Studienkolleg zu Berlin: Intensives Arbeiten ohne Ergebniszwang
Sich einmal mit einem Thema intensiv auseinanderzusetzen, Grundlagenforschung ohne Ergebniszwang oder Beleg der Nutzwertigkeit. Etwas, was das Studium eigentlich ausmachen sollte, in Zeiten von Bachelor und Master allerdings immer seltener der Fall ist.
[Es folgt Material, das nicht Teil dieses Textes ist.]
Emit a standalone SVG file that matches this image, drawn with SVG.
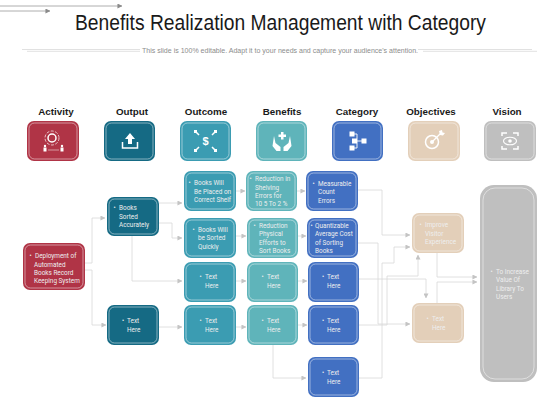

Einig sind sich die Stipendiaten darin, dass sie alle an die europäische Idee glauben. „Finnland ist meine Heimat, aber Europa ist meine Welt – und Berlin ist jetzt der Kern meines deutschen Lebens!“, schreibt Nea Auhtola, Kollegiat des Jahrgangs 2009/10, auf der Webseite des Studienkollegs. „Die Kollegiaten profitieren nicht nur während des Kollegs von den Angeboten, sondern auch vom europäischen Netzwerk der Alumni“, sagt Geschäftsführerin Susanne Stephani. Das Netzwerk ist eng und international. In regelmäßigen Alumni-Treffen bleiben die Kollegiaten einander verbunden.
Felix Förster ist sich schon jetzt sicher, dass sich viele Freundschaften aus dieser Zeit ergeben werden. Die Zeit, die man miteinander verbringt, ist intensiv. Die Diskussionen sind es auch. Und nebenbei bleibt auch immer noch Zeit, Berlin, die heimliche Hauptstadt Europas, mit seinen Clubs, Bars und Konzerten zu genießen.
Soweit Förster nicht in seinem eigentlichen Studium Ergebnisse liefern muss. Oder sein Unternehmen in Bremen einen neuen Auftrag hat. Aber er wusste ja, worauf er sich einlässt. Und hat das Gefühl, es nicht zu bereuen.